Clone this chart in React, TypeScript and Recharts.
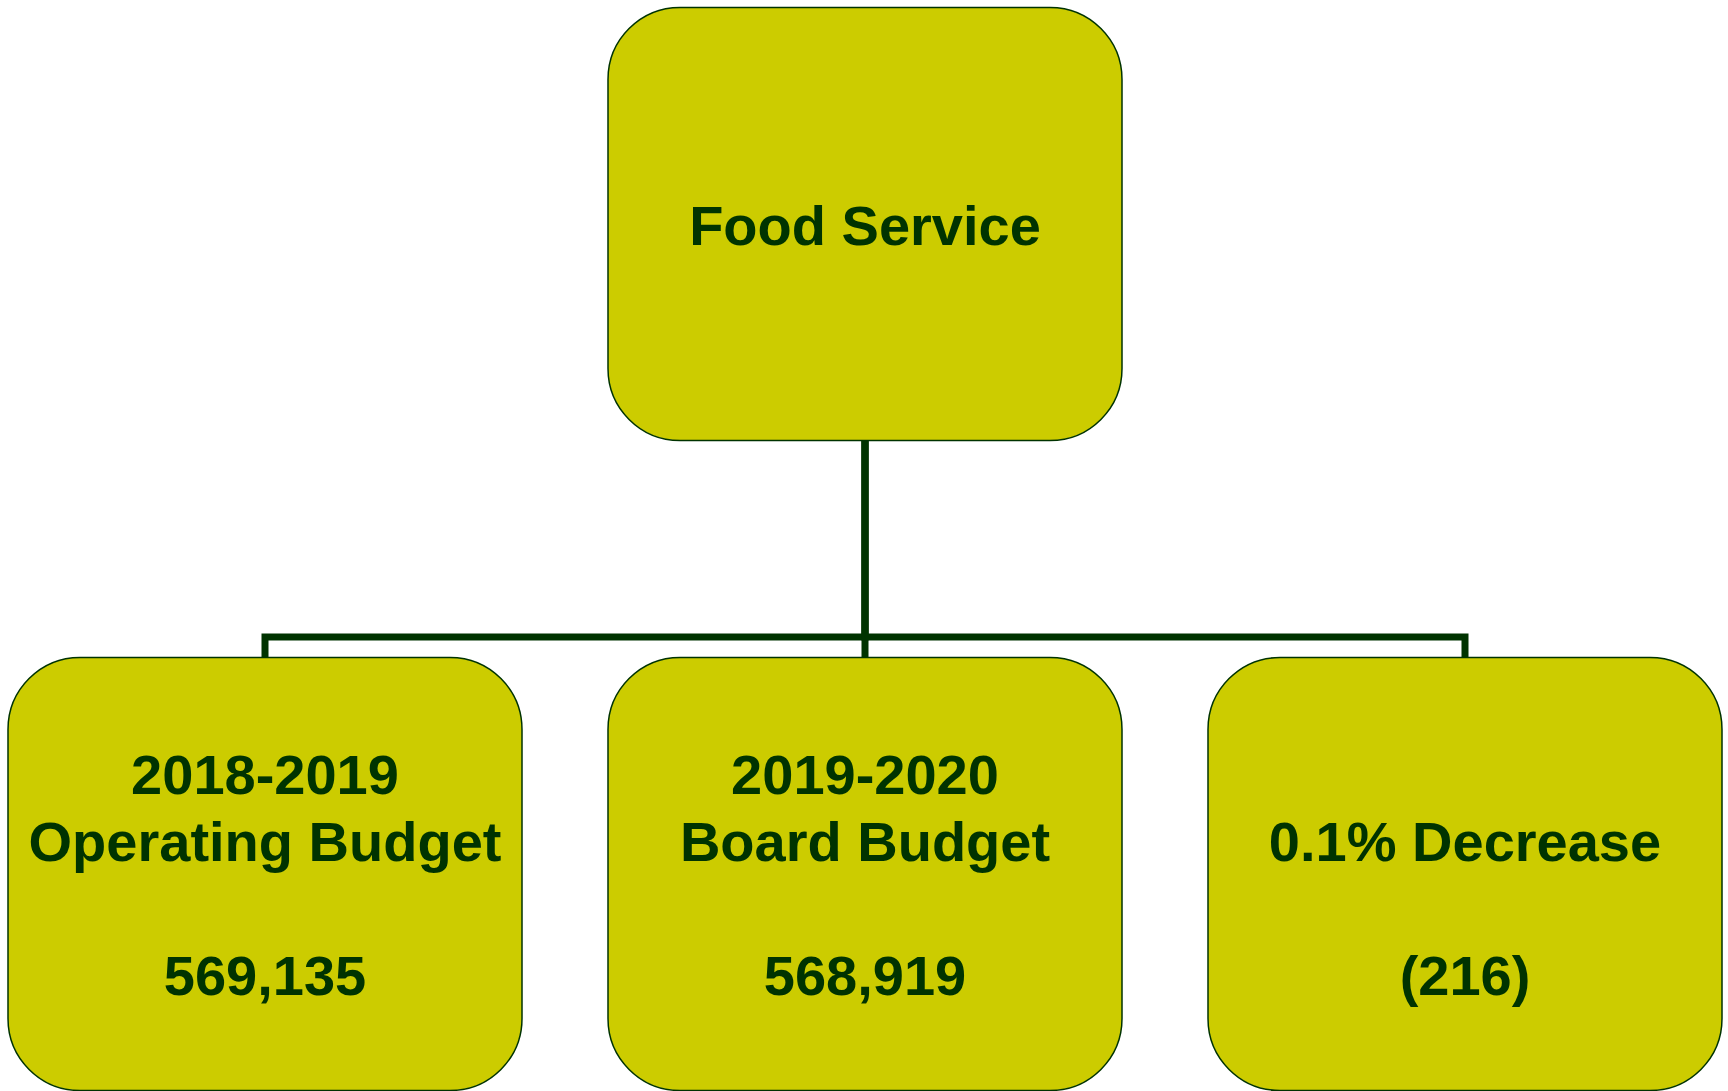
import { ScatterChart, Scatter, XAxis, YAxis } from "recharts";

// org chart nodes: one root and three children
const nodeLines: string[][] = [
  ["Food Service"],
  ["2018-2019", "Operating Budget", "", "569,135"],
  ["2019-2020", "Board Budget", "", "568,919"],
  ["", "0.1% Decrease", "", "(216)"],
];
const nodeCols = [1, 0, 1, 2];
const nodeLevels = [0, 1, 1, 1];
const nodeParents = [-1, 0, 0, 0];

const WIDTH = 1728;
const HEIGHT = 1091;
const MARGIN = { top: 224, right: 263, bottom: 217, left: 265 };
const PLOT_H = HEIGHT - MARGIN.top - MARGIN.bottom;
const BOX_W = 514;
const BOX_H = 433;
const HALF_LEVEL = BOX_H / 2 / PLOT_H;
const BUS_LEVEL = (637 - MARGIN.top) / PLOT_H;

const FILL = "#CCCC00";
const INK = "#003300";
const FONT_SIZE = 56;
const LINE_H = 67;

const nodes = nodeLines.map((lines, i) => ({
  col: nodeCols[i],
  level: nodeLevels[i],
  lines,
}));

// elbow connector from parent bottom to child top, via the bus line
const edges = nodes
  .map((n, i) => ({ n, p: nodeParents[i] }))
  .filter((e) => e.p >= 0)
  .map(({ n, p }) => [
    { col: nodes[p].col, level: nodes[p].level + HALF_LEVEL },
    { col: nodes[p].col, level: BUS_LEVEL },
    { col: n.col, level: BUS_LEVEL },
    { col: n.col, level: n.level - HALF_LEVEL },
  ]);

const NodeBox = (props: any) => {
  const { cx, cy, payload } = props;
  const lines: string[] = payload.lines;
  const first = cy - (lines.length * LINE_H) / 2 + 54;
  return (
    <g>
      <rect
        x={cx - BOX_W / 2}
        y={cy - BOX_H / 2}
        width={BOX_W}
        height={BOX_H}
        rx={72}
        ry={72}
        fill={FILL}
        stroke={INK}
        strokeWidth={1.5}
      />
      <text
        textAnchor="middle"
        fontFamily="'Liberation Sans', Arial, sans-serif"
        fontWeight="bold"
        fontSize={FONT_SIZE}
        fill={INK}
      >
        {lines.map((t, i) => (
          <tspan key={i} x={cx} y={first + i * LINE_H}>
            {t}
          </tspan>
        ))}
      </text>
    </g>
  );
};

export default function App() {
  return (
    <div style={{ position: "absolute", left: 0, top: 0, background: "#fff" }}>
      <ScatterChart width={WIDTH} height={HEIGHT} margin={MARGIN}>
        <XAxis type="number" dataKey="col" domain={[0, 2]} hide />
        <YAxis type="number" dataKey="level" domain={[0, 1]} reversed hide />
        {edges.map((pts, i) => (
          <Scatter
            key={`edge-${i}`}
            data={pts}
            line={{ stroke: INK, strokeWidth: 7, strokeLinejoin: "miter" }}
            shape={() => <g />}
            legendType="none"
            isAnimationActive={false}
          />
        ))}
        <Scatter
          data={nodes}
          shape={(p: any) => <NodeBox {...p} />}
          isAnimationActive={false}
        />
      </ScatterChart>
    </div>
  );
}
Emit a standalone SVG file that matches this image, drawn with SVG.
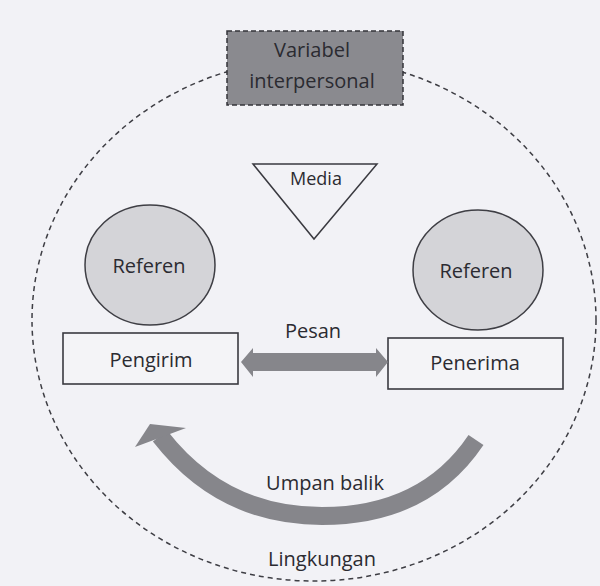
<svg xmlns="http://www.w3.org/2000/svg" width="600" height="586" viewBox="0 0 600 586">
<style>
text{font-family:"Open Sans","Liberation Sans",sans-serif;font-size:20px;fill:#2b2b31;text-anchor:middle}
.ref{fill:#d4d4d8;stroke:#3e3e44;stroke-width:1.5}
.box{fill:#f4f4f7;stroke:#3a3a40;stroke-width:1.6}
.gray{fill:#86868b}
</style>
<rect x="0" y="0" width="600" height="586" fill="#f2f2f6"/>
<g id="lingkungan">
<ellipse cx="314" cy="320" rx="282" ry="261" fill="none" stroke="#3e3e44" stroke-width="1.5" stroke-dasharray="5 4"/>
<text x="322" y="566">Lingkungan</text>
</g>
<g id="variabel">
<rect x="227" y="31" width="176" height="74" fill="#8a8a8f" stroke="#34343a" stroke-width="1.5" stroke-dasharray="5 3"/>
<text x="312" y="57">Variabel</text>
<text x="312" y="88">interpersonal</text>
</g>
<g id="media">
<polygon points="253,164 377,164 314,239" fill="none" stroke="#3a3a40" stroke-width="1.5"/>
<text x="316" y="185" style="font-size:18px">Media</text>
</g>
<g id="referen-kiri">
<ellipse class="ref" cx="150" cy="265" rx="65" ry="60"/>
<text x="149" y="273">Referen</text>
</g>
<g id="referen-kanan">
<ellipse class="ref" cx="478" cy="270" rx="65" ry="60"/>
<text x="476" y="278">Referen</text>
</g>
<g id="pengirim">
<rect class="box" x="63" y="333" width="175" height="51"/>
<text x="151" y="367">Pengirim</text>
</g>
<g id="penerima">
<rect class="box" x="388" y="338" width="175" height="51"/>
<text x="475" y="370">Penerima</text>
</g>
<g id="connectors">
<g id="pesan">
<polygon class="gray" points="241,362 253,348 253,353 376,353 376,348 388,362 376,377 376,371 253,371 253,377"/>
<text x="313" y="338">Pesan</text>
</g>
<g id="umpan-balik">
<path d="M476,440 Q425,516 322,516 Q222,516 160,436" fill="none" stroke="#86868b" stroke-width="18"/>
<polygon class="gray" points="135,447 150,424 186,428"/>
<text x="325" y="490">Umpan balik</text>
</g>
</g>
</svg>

- Work to complete
Generate a word-for-word copy of the preceding records, excluding all pictures.

- Right answer
Clone this chart in React, TypeScript and Recharts.
import { ScatterChart, Scatter, XAxis, YAxis } from "recharts";

// org chart nodes: one root and three children
const nodeLines: string[][] = [
  ["Food Service"],
  ["2018-2019", "Operating Budget", "", "569,135"],
  ["2019-2020", "Board Budget", "", "568,919"],
  ["", "0.1% Decrease", "", "(216)"],
];
const nodeCols = [1, 0, 1, 2];
const nodeLevels = [0, 1, 1, 1];
const nodeParents = [-1, 0, 0, 0];

const WIDTH = 1728;
const HEIGHT = 1091;
const MARGIN = { top: 224, right: 263, bottom: 217, left: 265 };
const PLOT_H = HEIGHT - MARGIN.top - MARGIN.bottom;
const BOX_W = 514;
const BOX_H = 433;
const HALF_LEVEL = BOX_H / 2 / PLOT_H;
const BUS_LEVEL = (637 - MARGIN.top) / PLOT_H;

const FILL = "#CCCC00";
const INK = "#003300";
const FONT_SIZE = 56;
const LINE_H = 67;

const nodes = nodeLines.map((lines, i) => ({
  col: nodeCols[i],
  level: nodeLevels[i],
  lines,
}));

// elbow connector from parent bottom to child top, via the bus line
const edges = nodes
  .map((n, i) => ({ n, p: nodeParents[i] }))
  .filter((e) => e.p >= 0)
  .map(({ n, p }) => [
    { col: nodes[p].col, level: nodes[p].level + HALF_LEVEL },
    { col: nodes[p].col, level: BUS_LEVEL },
    { col: n.col, level: BUS_LEVEL },
    { col: n.col, level: n.level - HALF_LEVEL },
  ]);

const NodeBox = (props: any) => {
  const { cx, cy, payload } = props;
  const lines: string[] = payload.lines;
  const first = cy - (lines.length * LINE_H) / 2 + 54;
  return (
    <g>
      <rect
        x={cx - BOX_W / 2}
        y={cy - BOX_H / 2}
        width={BOX_W}
        height={BOX_H}
        rx={72}
        ry={72}
        fill={FILL}
        stroke={INK}
        strokeWidth={1.5}
      />
      <text
        textAnchor="middle"
        fontFamily="'Liberation Sans', Arial, sans-serif"
        fontWeight="bold"
        fontSize={FONT_SIZE}
        fill={INK}
      >
        {lines.map((t, i) => (
          <tspan key={i} x={cx} y={first + i * LINE_H}>
            {t}
          </tspan>
        ))}
      </text>
    </g>
  );
};

export default function App() {
  return (
    <div style={{ position: "absolute", left: 0, top: 0, background: "#fff" }}>
      <ScatterChart width={WIDTH} height={HEIGHT} margin={MARGIN}>
        <XAxis type="number" dataKey="col" domain={[0, 2]} hide />
        <YAxis type="number" dataKey="level" domain={[0, 1]} reversed hide />
        {edges.map((pts, i) => (
          <Scatter
            key={`edge-${i}`}
            data={pts}
            line={{ stroke: INK, strokeWidth: 7, strokeLinejoin: "miter" }}
            shape={() => <g />}
            legendType="none"
            isAnimationActive={false}
          />
        ))}
        <Scatter
          data={nodes}
          shape={(p: any) => <NodeBox {...p} />}
          isAnimationActive={false}
        />
      </ScatterChart>
    </div>
  );
}
Emit a standalone SVG file that matches this image, drawn with SVG.
<svg xmlns="http://www.w3.org/2000/svg" width="600" height="586" viewBox="0 0 600 586">
<style>
text{font-family:"Open Sans","Liberation Sans",sans-serif;font-size:20px;fill:#2b2b31;text-anchor:middle}
.ref{fill:#d4d4d8;stroke:#3e3e44;stroke-width:1.5}
.box{fill:#f4f4f7;stroke:#3a3a40;stroke-width:1.6}
.gray{fill:#86868b}
</style>
<rect x="0" y="0" width="600" height="586" fill="#f2f2f6"/>
<g id="lingkungan">
<ellipse cx="314" cy="320" rx="282" ry="261" fill="none" stroke="#3e3e44" stroke-width="1.5" stroke-dasharray="5 4"/>
<text x="322" y="566">Lingkungan</text>
</g>
<g id="variabel">
<rect x="227" y="31" width="176" height="74" fill="#8a8a8f" stroke="#34343a" stroke-width="1.5" stroke-dasharray="5 3"/>
<text x="312" y="57">Variabel</text>
<text x="312" y="88">interpersonal</text>
</g>
<g id="media">
<polygon points="253,164 377,164 314,239" fill="none" stroke="#3a3a40" stroke-width="1.5"/>
<text x="316" y="185" style="font-size:18px">Media</text>
</g>
<g id="referen-kiri">
<ellipse class="ref" cx="150" cy="265" rx="65" ry="60"/>
<text x="149" y="273">Referen</text>
</g>
<g id="referen-kanan">
<ellipse class="ref" cx="478" cy="270" rx="65" ry="60"/>
<text x="476" y="278">Referen</text>
</g>
<g id="pengirim">
<rect class="box" x="63" y="333" width="175" height="51"/>
<text x="151" y="367">Pengirim</text>
</g>
<g id="penerima">
<rect class="box" x="388" y="338" width="175" height="51"/>
<text x="475" y="370">Penerima</text>
</g>
<g id="connectors">
<g id="pesan">
<polygon class="gray" points="241,362 253,348 253,353 376,353 376,348 388,362 376,377 376,371 253,371 253,377"/>
<text x="313" y="338">Pesan</text>
</g>
<g id="umpan-balik">
<path d="M476,440 Q425,516 322,516 Q222,516 160,436" fill="none" stroke="#86868b" stroke-width="18"/>
<polygon class="gray" points="135,447 150,424 186,428"/>
<text x="325" y="490">Umpan balik</text>
</g>
</g>
</svg>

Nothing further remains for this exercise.